— Records provided —
===============

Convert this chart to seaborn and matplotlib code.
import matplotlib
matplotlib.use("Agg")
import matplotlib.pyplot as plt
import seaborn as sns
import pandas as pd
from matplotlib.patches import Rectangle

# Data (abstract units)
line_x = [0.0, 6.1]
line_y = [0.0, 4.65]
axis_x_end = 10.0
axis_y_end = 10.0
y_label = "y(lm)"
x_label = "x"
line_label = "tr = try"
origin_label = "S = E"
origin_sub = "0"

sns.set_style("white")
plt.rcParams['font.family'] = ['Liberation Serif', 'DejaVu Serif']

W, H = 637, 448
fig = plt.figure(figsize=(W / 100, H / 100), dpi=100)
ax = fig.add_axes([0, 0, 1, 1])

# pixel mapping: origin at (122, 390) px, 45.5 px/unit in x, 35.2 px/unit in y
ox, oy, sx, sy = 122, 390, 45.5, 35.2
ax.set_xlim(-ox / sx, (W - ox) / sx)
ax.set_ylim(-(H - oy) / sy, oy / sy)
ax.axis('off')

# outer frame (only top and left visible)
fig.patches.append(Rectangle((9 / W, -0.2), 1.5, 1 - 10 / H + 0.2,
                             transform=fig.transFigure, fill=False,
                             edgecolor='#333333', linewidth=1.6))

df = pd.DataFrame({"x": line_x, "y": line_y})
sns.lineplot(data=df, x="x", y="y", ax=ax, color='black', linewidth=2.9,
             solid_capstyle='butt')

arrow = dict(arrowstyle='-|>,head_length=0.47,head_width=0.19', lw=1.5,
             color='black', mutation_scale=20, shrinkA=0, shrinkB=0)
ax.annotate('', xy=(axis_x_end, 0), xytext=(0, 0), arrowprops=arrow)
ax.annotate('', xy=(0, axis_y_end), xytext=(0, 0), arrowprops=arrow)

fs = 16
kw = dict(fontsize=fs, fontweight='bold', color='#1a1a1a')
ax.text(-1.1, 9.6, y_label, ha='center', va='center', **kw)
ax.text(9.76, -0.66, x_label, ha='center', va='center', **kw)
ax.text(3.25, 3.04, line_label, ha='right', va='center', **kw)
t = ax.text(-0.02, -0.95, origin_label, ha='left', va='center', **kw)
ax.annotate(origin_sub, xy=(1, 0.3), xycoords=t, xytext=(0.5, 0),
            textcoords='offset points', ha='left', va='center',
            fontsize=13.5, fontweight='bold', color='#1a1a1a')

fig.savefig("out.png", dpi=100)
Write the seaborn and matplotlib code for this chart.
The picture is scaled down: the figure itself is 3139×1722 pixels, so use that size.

===============

— Work instructions —
Exactly reproduce every line of the records.

— Response to this exercise —
Convert this chart to seaborn and matplotlib code.
import matplotlib
matplotlib.use("Agg")
import matplotlib.pyplot as plt
import seaborn as sns
import pandas as pd
from matplotlib.patches import Rectangle

# Data (abstract units)
line_x = [0.0, 6.1]
line_y = [0.0, 4.65]
axis_x_end = 10.0
axis_y_end = 10.0
y_label = "y(lm)"
x_label = "x"
line_label = "tr = try"
origin_label = "S = E"
origin_sub = "0"

sns.set_style("white")
plt.rcParams['font.family'] = ['Liberation Serif', 'DejaVu Serif']

W, H = 637, 448
fig = plt.figure(figsize=(W / 100, H / 100), dpi=100)
ax = fig.add_axes([0, 0, 1, 1])

# pixel mapping: origin at (122, 390) px, 45.5 px/unit in x, 35.2 px/unit in y
ox, oy, sx, sy = 122, 390, 45.5, 35.2
ax.set_xlim(-ox / sx, (W - ox) / sx)
ax.set_ylim(-(H - oy) / sy, oy / sy)
ax.axis('off')

# outer frame (only top and left visible)
fig.patches.append(Rectangle((9 / W, -0.2), 1.5, 1 - 10 / H + 0.2,
                             transform=fig.transFigure, fill=False,
                             edgecolor='#333333', linewidth=1.6))

df = pd.DataFrame({"x": line_x, "y": line_y})
sns.lineplot(data=df, x="x", y="y", ax=ax, color='black', linewidth=2.9,
             solid_capstyle='butt')

arrow = dict(arrowstyle='-|>,head_length=0.47,head_width=0.19', lw=1.5,
             color='black', mutation_scale=20, shrinkA=0, shrinkB=0)
ax.annotate('', xy=(axis_x_end, 0), xytext=(0, 0), arrowprops=arrow)
ax.annotate('', xy=(0, axis_y_end), xytext=(0, 0), arrowprops=arrow)

fs = 16
kw = dict(fontsize=fs, fontweight='bold', color='#1a1a1a')
ax.text(-1.1, 9.6, y_label, ha='center', va='center', **kw)
ax.text(9.76, -0.66, x_label, ha='center', va='center', **kw)
ax.text(3.25, 3.04, line_label, ha='right', va='center', **kw)
t = ax.text(-0.02, -0.95, origin_label, ha='left', va='center', **kw)
ax.annotate(origin_sub, xy=(1, 0.3), xycoords=t, xytext=(0.5, 0),
            textcoords='offset points', ha='left', va='center',
            fontsize=13.5, fontweight='bold', color='#1a1a1a')

fig.savefig("out.png", dpi=100)
Write the seaborn and matplotlib code for this chart.
The picture is scaled down: the figure itself is 3139×1722 pixels, so use that size.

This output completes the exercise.